Separar ambos campos hace que la religiosidad sea un asunto personal y que pueda ser ejercida con absoluta libertad sin interferencia del poder público, y la vida política se beneficia al no ser sobrecargada de las pulsiones que emanan del mundo de las fes (así, en plural). Ejemplos de conflictos religiosos que tensan aún más los de por sí complicados y tirantes diferendos políticos sobran a lo largo y ancho del planeta, y la República laica los evita o intenta evitarlos al divorciar ambas esferas.

Esa separación tiene, en diversas actividades, derivaciones virtuosas: la educación puede desplegarse de acuerdo a verdades científicas verificables y controvertibles, mientras las religiones suponen verdades reveladas y eternas; agudos debates en torno a políticas públicas (despenalización del aborto, matrimonio entre parejas del mismo sexo, eutanasia, suicidio asistido, etc.) solo pueden desarrollarse en un marco de racionalidad laica; la investigación y el conocimiento científico, en muchos campos, solo se despliega alejado o en abierta confrontación con los dogmas religiosos (ejemplo, evolución o creacionismo).

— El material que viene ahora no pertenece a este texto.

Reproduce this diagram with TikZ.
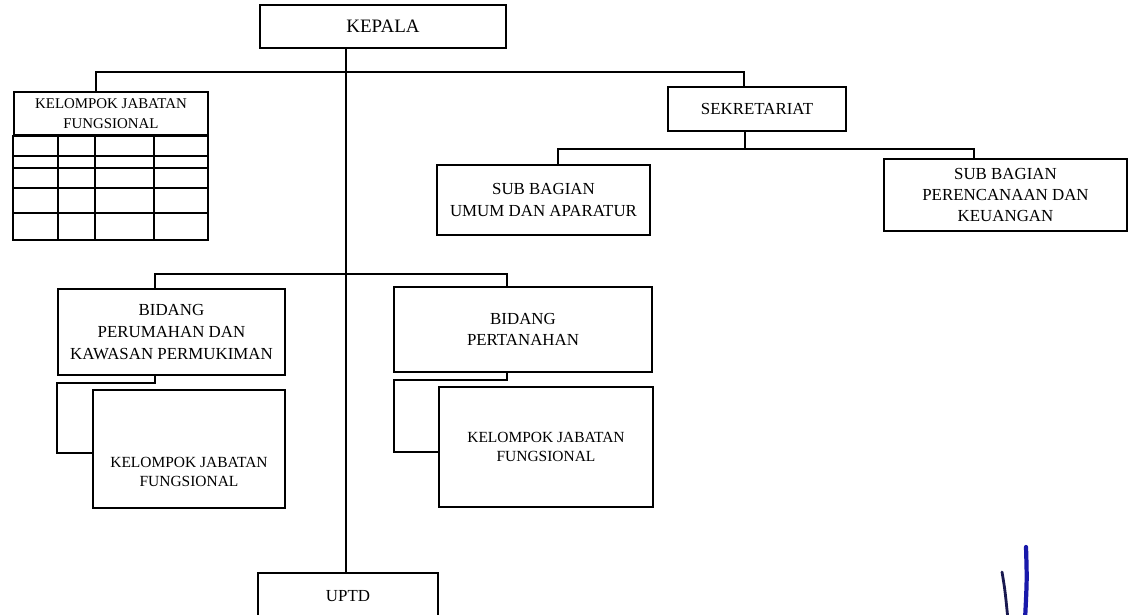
\documentclass[tikz,border=0pt]{standalone}
\usepackage{fontspec}
\setmainfont{Liberation Serif}
\begin{document}
\begin{tikzpicture}[x=0.025cm, y=-0.025cm,
    kotak/.style 2 args={draw, line width=1.1pt, align=center, inner sep=0pt,
      minimum width=#1*0.025cm, minimum height=#2*0.025cm,
      font=\fontsize{12}{15.5}\selectfont},
    teks/.style={align=center, inner sep=0pt, font=\fontsize{11}{14}\selectfont},
    garis/.style={line width=1.1pt}]
    \clip (0,0) rectangle (1130,615);

    % Kepala
    \node[kotak={246}{43}, font=\fontsize{13.5}{16}\selectfont] (kepala) at (383,26.5) {KEPALA};

    % Kelompok jabatan fungsional (tabel)
    \node[kotak={194}{43}, font=\fontsize{10.6}{14}\selectfont] (kjf) at (111,113.5) {KELOMPOK JABATAN\\FUNGSIONAL};
    \draw[garis] (kjf.south west) rectangle (208,240);
    \foreach \y in {156,168,188,213} \draw[garis] (14,\y) -- (208,\y);
    \foreach \x in {58,95,154} \draw[garis] (\x,135) -- (\x,240);

    % Sekretariat
    \node[kotak={178}{44}] (sekretariat) at (757,109) {SEKRETARIAT};
    \node[kotak={213}{70}] (umum) at (543.5,200) {SUB BAGIAN\\UMUM DAN APARATUR};
    \node[kotak={243}{72}, font=\fontsize{12}{14.8}\selectfont] (perencanaan) at (1005.5,195) {SUB BAGIAN\\PERENCANAAN DAN\\KEUANGAN};

    % Bidang
    \node[kotak={227}{86}] (perumahan) at (171.5,332) {BIDANG\\PERUMAHAN DAN\\KAWASAN PERMUKIMAN};
    \node[kotak={192}{118}] (kjfa) at (189,449) {};
    \node[teks] (kjfa-teks) at (189,472) {KELOMPOK JABATAN\\FUNGSIONAL};

    \node[kotak={258}{85}, font=\fontsize{12}{14.5}\selectfont] (pertanahan) at (523,329.5) {BIDANG\\PERTANAHAN};
    \node[kotak={214}{120}, teks, draw, line width=1.1pt] (kjfb) at (546,447) {KELOMPOK JABATAN\\FUNGSIONAL};

    % UPTD
    \node[kotak={180}{47}] (uptd) at (348,596.5) {UPTD};

    % garis komando
    \coordinate (pusat) at (346,72);
    \coordinate (cabang-kiri) at (96,72);
    \coordinate (cabang-kanan) at (744,72);
    \draw[garis] (kepala.south -| pusat) -- (uptd.north -| pusat);
    \draw[garis] (kjf.north -| cabang-kiri) -- (cabang-kiri) -- (cabang-kanan) -- (sekretariat.north -| cabang-kanan);

    \coordinate (sek-bawah) at (745,149);
    \coordinate (c-umum) at (558,149);
    \coordinate (c-renc) at (974,149);
    \draw[garis] (sekretariat.south -| sek-bawah) -- (sek-bawah);
    \draw[garis] (umum.north -| c-umum) -- (c-umum) -- (c-renc) -- (perencanaan.north -| c-renc);

    \coordinate (c-rumah) at (155,274);
    \coordinate (c-tanah) at (507,274);
    \draw[garis] (perumahan.north -| c-rumah) -- (c-rumah) -- (c-tanah) -- (pertanahan.north -| c-tanah);

    % ke kelompok jabatan fungsional bidang
    \coordinate (lipat-a1) at (57,383);
    \coordinate (lipat-a2) at (57,453);
    \draw[garis] (perumahan.south -| c-rumah) |- (lipat-a1) -- (lipat-a2) -- (kjfa.west |- lipat-a2);
    \coordinate (lipat-b1) at (394,380);
    \coordinate (lipat-b2) at (394,452);
    \draw[garis] (pertanahan.south -| c-tanah) |- (lipat-b1) -- (lipat-b2) -- (kjfb.west |- lipat-b2);

    % paraf
    \draw[line width=2pt, line cap=round, color={rgb,255:red,25;green,25;blue,80}] (1002,572) .. controls (1005,590) .. (1008,620);
    \draw[line width=3pt, line cap=round, color={rgb,255:red,25;green,25;blue,170}] (1026,547) .. controls (1027,580) .. (1025,620);
\end{tikzpicture}
\end{document}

En aquel mitin de Tijuana, en el que el gobierno llamó a celebrar un triunfo dudoso, participaron dos ministros de culto. ¿Qué se pretende? ¿Volver a reunir esferas de la vida pública y privada que hasta ahora se han mantenido separadas? ¿Debilitar los pilares laicos de la República? ¿O se cree que cálculos inmediatistas de utilización mutua no tendrán mayores repercusiones? Sería una auténtica regresión que el gobierno actual abriera la puerta a una confusión/fusión entre los mundos de la fe y la política que se pensaba superada, aunque fuese parcialmente.